The PSC also authorized Potomac Electric to continue using its automatic adjustment mechanism for fuel costs despite claims that the mechanism should be modified to shift some of the risk of fuel procurement from ratepayers to shareholders. The PSC accepted Potomac Electric's evidence that fuel costs were optimized, generating facilities were operating efficiently, fuel price and interchange cost volatility remained a concern, and that removal of the fuel clause would adversely impact the utility and its customers by driving up operating costs over the long term.

The PSC further permitted Potomac Electric to begin phasing out its current discount for residential "all electric" service. It criticized the utility, however, for failing to implement conservation programs designed to mitigate the effects of the change on ratepayers. In a move to soften the effect of the shift, the PSC halved the utility's proposed .05-cent reduction in the existing 1.725-cent winter heating discount for all-electric ratepayers.

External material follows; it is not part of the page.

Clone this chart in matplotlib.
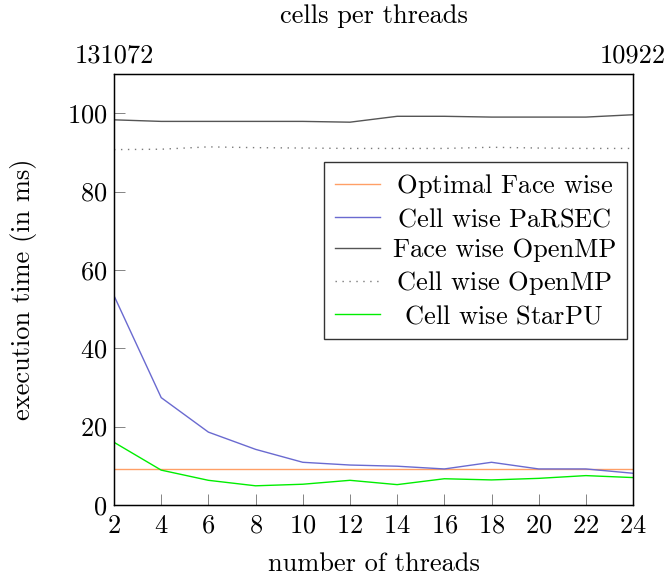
import matplotlib
matplotlib.use("Agg")
import matplotlib.pyplot as plt

plt.rcParams['font.family'] = ['cmr10', 'DejaVu Serif']
plt.rcParams['mathtext.fontset'] = 'cm'
plt.rcParams['axes.formatter.use_mathtext'] = True

threads = [2, 4, 6, 8, 10, 12, 14, 16, 18, 20, 22, 24]
optimal_face = [9.3] * 12
cell_parsec = [53.4, 27.4, 18.6, 14.2, 10.9, 10.2, 9.9, 9.2, 10.9, 9.2, 9.2, 8.1]
face_openmp = [98.3, 97.9, 97.9, 97.9, 97.9, 97.7, 99.2, 99.2, 99.0, 99.0, 99.0, 99.6]
cell_openmp = [90.7, 90.8, 91.4, 91.2, 91.1, 91.0, 91.0, 91.0, 91.3, 91.1, 91.0, 91.0]
cell_starpu = [16.0, 8.9, 6.3, 4.9, 5.3, 6.3, 5.2, 6.7, 6.4, 6.8, 7.5, 7.0]
labels = ["Optimal Face wise", "Cell wise PaRSEC", "Face wise OpenMP",
          "Cell wise OpenMP", "Cell wise StarPU"]
top_ticks = [2, 24]
top_labels = ["131072", "10922"]

FS = 19
fig = plt.figure(figsize=(6.68, 5.78), dpi=100)
ax = fig.add_axes([0.1707, 0.1263, 0.777, 0.7457])

lw = 1.0
ax.plot(threads, optimal_face, color='#FF9F66', lw=lw, label=labels[0])
ax.plot(threads, cell_parsec, color='#6A6AD0', lw=lw, label=labels[1])
ax.plot(threads, face_openmp, color='#555555', lw=lw, label=labels[2])
ax.plot(threads, cell_openmp, color='#7A7A7A', lw=lw, ls=(0, (1, 4)), label=labels[3])
ax.plot(threads, cell_starpu, color='#00EE00', lw=lw, label=labels[4])

ax.set_xlim(2, 24)
ax.set_ylim(0, 110)
ax.set_xticks(threads)
ax.set_yticks([0, 20, 40, 60, 80, 100])
ax.tick_params(direction='in', length=8, width=0.6, color='#707070', labelsize=FS)
ax.tick_params(axis='x', pad=6.6)
ax.tick_params(axis='y', pad=5)
for s in ax.spines.values():
    s.set_linewidth(1.0)

ax.set_xlabel("number of threads", fontsize=FS, labelpad=10)
ax.set_ylabel("execution time (in ms)", fontsize=FS, labelpad=21)

sec = ax.twiny()
sec.set_xlim(ax.get_xlim())
sec.set_xticks(top_ticks)
sec.set_xticklabels(top_labels)
sec.tick_params(length=0, labelsize=FS, pad=4.5)
sec.set_xlabel("cells per threads", fontsize=FS, labelpad=15)

leg = ax.legend(loc='upper right', bbox_to_anchor=(0.988, 0.796), borderaxespad=0,
                fontsize=FS, frameon=True, fancybox=False, edgecolor='black',
                handlelength=1.7, handletextpad=0.5, labelspacing=0.27,
                borderpad=0.4)
leg.get_frame().set_linewidth(1.0)

# center legend texts like pgfplots
fig.canvas.draw()
r = fig.canvas.get_renderer()
texts = leg.get_texts()
widths = [t.get_window_extent(r).width for t in texts]
wmax = max(widths)
em = FS * fig.dpi / 72.0
for t, w, lab in zip(texts, widths, labels):
    pad = (wmax - w) / 2.0 / em
    if pad > 0.01:
        t.set_text(r"$\hspace{%.3f}$" % pad + lab)

fig.savefig("out.png", dpi=100)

While approving a rate increase of $27.887 million, the PSC also redesigned rates to move all rate classes toward marginal cost of service. The utility had requested a 1-percent increase in residential over commercial rates to reallocate revenue requirements; the PSC reduced the differential to 0.42 percent to temper the effect on residential ratepayers. The PSC rejected a proposal by the D.C. Office of the People's Counsel (OPC) for an across-the-board distribution of the approved increase, based on analysis of its socioeconomic impact on the residential class. The PSC found that the OPC failed to substantiate its underlying claim that commercial customers could pass on increased energy costs to their customers. It also ruled that targeted discounts were the most efficient means of providing assistance to needy customers.

At the same time, the PSC lowered the utility's return on common equity from 11.3 to 11.1 percent. The PSC based its reduction on regulatory changes allowing utilities to recover environmental compliance costs through a Clean Air Act (CAA) surcharge and capacity-purchase costs through the fuel-adjustment charge. The PSC found alleged risks associated with the emerging competitive marketplace "too speculative and futuristic" to support a counterbalancing upward adjustment proposed by the utility. The PSC also rejected, however, a proposal to reduce the

equity return further to account for an alleged lowering of risk associated with a proposed demand-side management cost-recovery surcharge. Re Potomac Electric Power Co., Formal Case No. 939, Order No. 10646, June 30, 1995 (D.C.P.S.C.).